В этих классических примерах западного хвастовства Твэн следует образцам народного юмора, нашедшего выражение в рассказах о былых героях Запада и Миссисипи — Крокете, Майке Финке и Беньяне. В сцене на плоту особенно много от Крокета, который, как рассказывали о нем, однажды, когда земля примерзла к своей оси и перестала вертеться, а солнце застряло между двумя кусками льда, помог земле и солнцу выйти из трудного положения.

Во всех произведениях Твэна, даже самых поздних, много от безудержного в своей выдумке западного юмора, юмора вранья, фантастики, самых красивых девушек, самых уродливых собак во всем Кентукки, на всей Миссисипи, во всем мире.

О великанах — «полу-лошадях, полу-аллигаторах» рассказывали за много лет до рождения Твэна.

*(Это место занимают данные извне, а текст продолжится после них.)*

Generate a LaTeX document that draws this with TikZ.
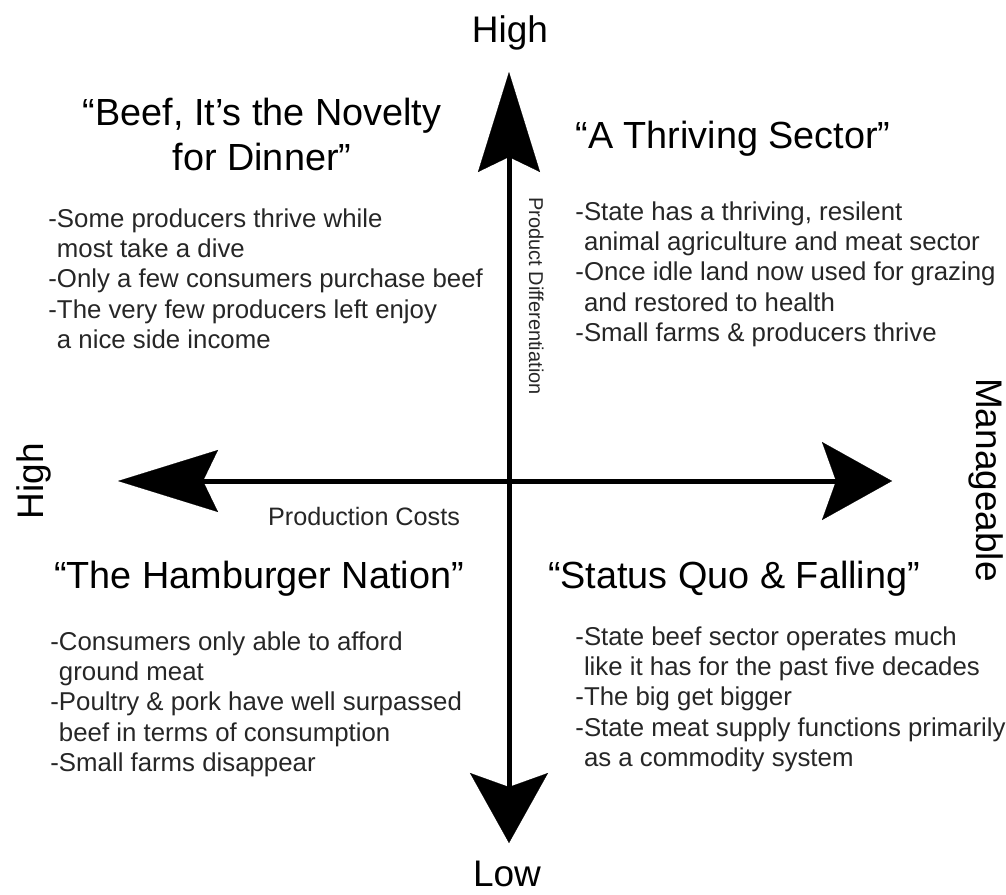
\documentclass[tikz,border=0pt]{standalone}
\usepackage{fontspec}
\setmainfont{Liberation Sans}
\usetikzlibrary{positioning, arrows.meta}

\tikzset{
  axis/.style={line width=2.5pt,
    {Stealth[length=50pt, width=31pt, inset=7.5pt, line width=0.1pt]}-{Stealth[length=35pt, width=39pt, inset=7pt, line width=0.1pt]}},
  title/.style={font=\fontsize{18.9}{22.5}\selectfont, inner sep=0pt, align=center},
  points/.style={font=\fontsize{12.9}{15.15}\selectfont, text=black!85, inner sep=0pt, align=left, anchor=north west},
  axislabel/.style={font=\fontsize{18.5}{22}\selectfont, inner sep=0pt, anchor=base},
  axisname/.style={text=black!85, inner sep=0pt, anchor=base}
}

\begin{document}
\begin{tikzpicture}[x=0.5pt, y=-0.5pt]
        \useasboundingbox (0,0) rectangle (1006,894);

        % the two axes
        \coordinate (top) at (509,72);
        \coordinate (bottom) at (509,843);
        \coordinate (left) at (118,481);
        \coordinate (right) at (892,481);
        \draw[axis] (top) -- (bottom);
        \draw[axis] (left) -- (right);

        \node[axislabel] (diffhigh) at (510,42) {High};
        \node[axislabel] (difflow) at (507,886) {Low};
        \node[axislabel, rotate=90] (costhigh) at (43,481) {High};
        \node[axislabel, rotate=-90] (costlow) at (976,480) {Manageable};
        \node[axisname, font=\fontsize{12.6}{15}\selectfont] (costs) at (364,525) {Production Costs};
        \node[axisname, font=\fontsize{10}{12}\selectfont, rotate=-90] (diff) at (529,296) {Product Differentiation};

        % top left
        \node[title, anchor=north] (novelty) at (262,98) {“Beef, It’s the Novelty\\for Dinner”};
        \node[points] (noveltytxt) at (48,208) {-Some producers thrive while\\\hphantom{-}most take a dive\\-Only a few consumers purchase beef\\-The very few producers left enjoy\\\hphantom{-}a nice side income};

        % top right
        \node[title, anchor=base] (thriving) at (733,148) {“A Thriving Sector”};
        \node[points] (thrivingtxt) at (575,201) {-State has a thriving, resilent\\\hphantom{-}animal agriculture and meat sector\\-Once idle land now used for grazing\\\hphantom{-}and restored to health\\-Small farms \& producers thrive};

        % bottom left
        \node[title, anchor=base] (hamburger) at (259,588) {“The Hamburger Nation”};
        \node[points] (hamburgertxt) at (50,631) {-Consumers only able to afford\\\hphantom{-}ground meat\\-Poultry \& pork have well surpassed\\\hphantom{-}beef in terms of consumption\\-Small farms disappear};

        % bottom right
        \node[title, anchor=base] (statusquo) at (734,588) {“Status Quo \& Falling”};
        \node[points] (statusquotxt) at (575,626) {-State beef sector operates much\\\hphantom{-}like it has for the past five decades\\-The big get bigger\\-State meat supply functions primarily\\\hphantom{-}as a commodity system};

    \end{tikzpicture}
\end{document}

Даже библейские легенды в устах негров, этих первых американских юмористов, звучали как типичные повествования «границы». Вот, например, отрывок из «истории» Давида и Голиафа.

«— Что это такое, старый царь Саул? — спрашивает маленький Давид.

— Это старый Голиаф.

— Чего он хочет?

— Он хочет драться.

— Но ты ведь царь, не правда ли? Разве ты не можешь помочь ему удовлетворить его желание?

— Кто, я? — говорит Саул. — Я женатый человек. Конечно, я его не боюсь, но у меня жена и целое семейство».

Наконец, Голиафу надоедает словесное препирательство. Он выступает вперед и говорит, точно матрос с Миссисипи: «Я помесь дикой кошки… Я полон злобы и готов к драке».

Твэн не только впитывал в себя с раннего детства фольклор американского Запада, он изучал его, коллекционировал анекдоты, народные сказания, суеверия, приметы.